My practice centers around my desire to understand the meaning of home and its role in the creation of one’s sense of self. I create films using video and audio recordings I capture on a day-to-day basis along with archival footage in the pursuit of forging feelings of longing, contemplation, nostalgia, and so on.
I have an oscillating relationship with different “homes” in my life as an Indian citizen who grew up in the UAE and now lives in the UK. When I lived in the Dubai, I called India my “home” and now I live in the UK calling Dubai my “home”. Is it all transitory? More interestingly, is it my evolving sense of self that is changing what I view as my home, or is my dispersed home scattering my notion of self? These are the questions I am trying to answer through my work.
I have developed a regular practice of observation and recording (audio and video) of my environments; this includes everything from nature to snippets of conversations, to pieces of music, significant places, or insignificant things – anything that catches my attention. These vignettes of my life become the pieces that I can weave into a narrative on the editing table. It is at the editing stage that I find thematic or narrative links between these visuals and audios, thereby forming groups that become threads to interweave. Thus, through the discipline of film, I attempt to conjure a reflection of my notion of self and home.

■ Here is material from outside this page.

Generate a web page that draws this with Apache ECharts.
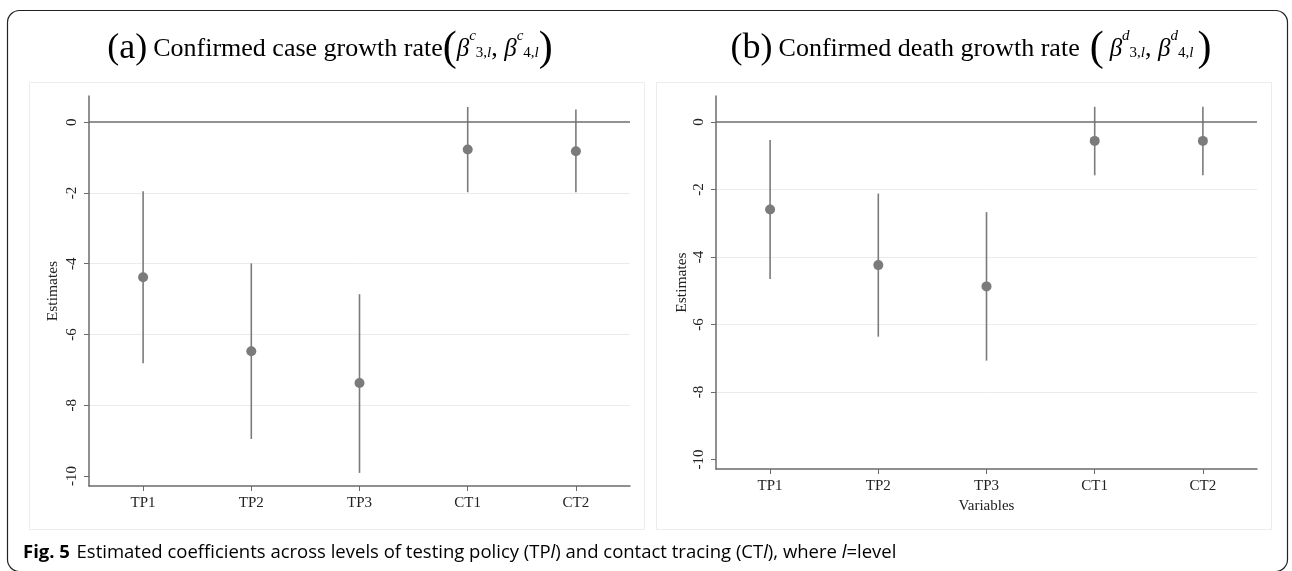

Choir Of Selves (2024) is a film that shows the sense of calm that can be found in a liminal place between an old and new home – between an old and new self. The narrative travels from Dubai to Loughborough and back through memories and daydreams, always returning to the peace of the in-between, where all versions of the self-collide.
Anthara (2024) is a musical film that dives into the world of video calling and long-distance relationships – families and selves that stay together on screens and in memories alone. ‘Anthara’ or अंतरा (in Hindi) refers to the inner part of something or, quite interestingly, it also means distance. This duality of an internal exploration of self as it deals with various distances, physical and mental, is what makes the film. The song ‘Koi Ladki Hai’ from the Indian film Dil Toh Pagal Hai (1997) plays a key role in tying together the film, which brings forth yet another meaning of the word अंतरा in the context of music, where it denotes second verse of a song.